> **Task to carry out**
Can you copy out the data exactly? Leave the images out.

> **Data segment**
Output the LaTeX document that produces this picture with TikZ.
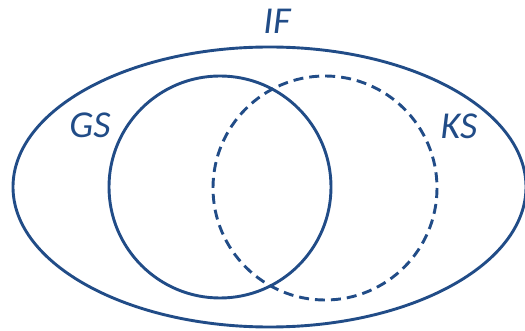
\documentclass[tikz,border=0pt]{standalone}
\usepackage{fontspec}
\setmainfont{Carlito}
\usepackage{xcolor}
\definecolor{setblue}{RGB}{33,76,135}
\usetikzlibrary{positioning}

\begin{document}
\begin{tikzpicture}[x=1pt, y=-1pt,
    setline/.style={draw=setblue, line width=2.9pt},
    setlabel/.style={text=setblue, font=\fontsize{38}{42}\selectfont\itshape, inner sep=0pt}]
    \useasboundingbox (0,0) rectangle (525,331);

    % Sets
    \draw[setline] (269.5,187) ellipse [x radius=256.5, y radius=140];
    \draw[setline] (220,187) circle [radius=111];
    \draw[setline, dash pattern=on 10pt off 6pt] (325,188) circle [radius=112];

    % Labels
    \node[setlabel] (lblIF) at (277,21) {IF};
    \node[setlabel] (lblGS) at (90,125) {GS};
    \node[setlabel] (lblKS) at (459,126) {KS};
\end{tikzpicture}
\end{document}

> **Answer in full**
Output the LaTeX document that produces this picture with TikZ.
\documentclass[tikz,border=0pt]{standalone}
\usepackage{fontspec}
\setmainfont{Carlito}
\usepackage{xcolor}
\definecolor{setblue}{RGB}{33,76,135}
\usetikzlibrary{positioning}

\begin{document}
\begin{tikzpicture}[x=1pt, y=-1pt,
    setline/.style={draw=setblue, line width=2.9pt},
    setlabel/.style={text=setblue, font=\fontsize{38}{42}\selectfont\itshape, inner sep=0pt}]
    \useasboundingbox (0,0) rectangle (525,331);

    % Sets
    \draw[setline] (269.5,187) ellipse [x radius=256.5, y radius=140];
    \draw[setline] (220,187) circle [radius=111];
    \draw[setline, dash pattern=on 10pt off 6pt] (325,188) circle [radius=112];

    % Labels
    \node[setlabel] (lblIF) at (277,21) {IF};
    \node[setlabel] (lblGS) at (90,125) {GS};
    \node[setlabel] (lblKS) at (459,126) {KS};
\end{tikzpicture}
\end{document}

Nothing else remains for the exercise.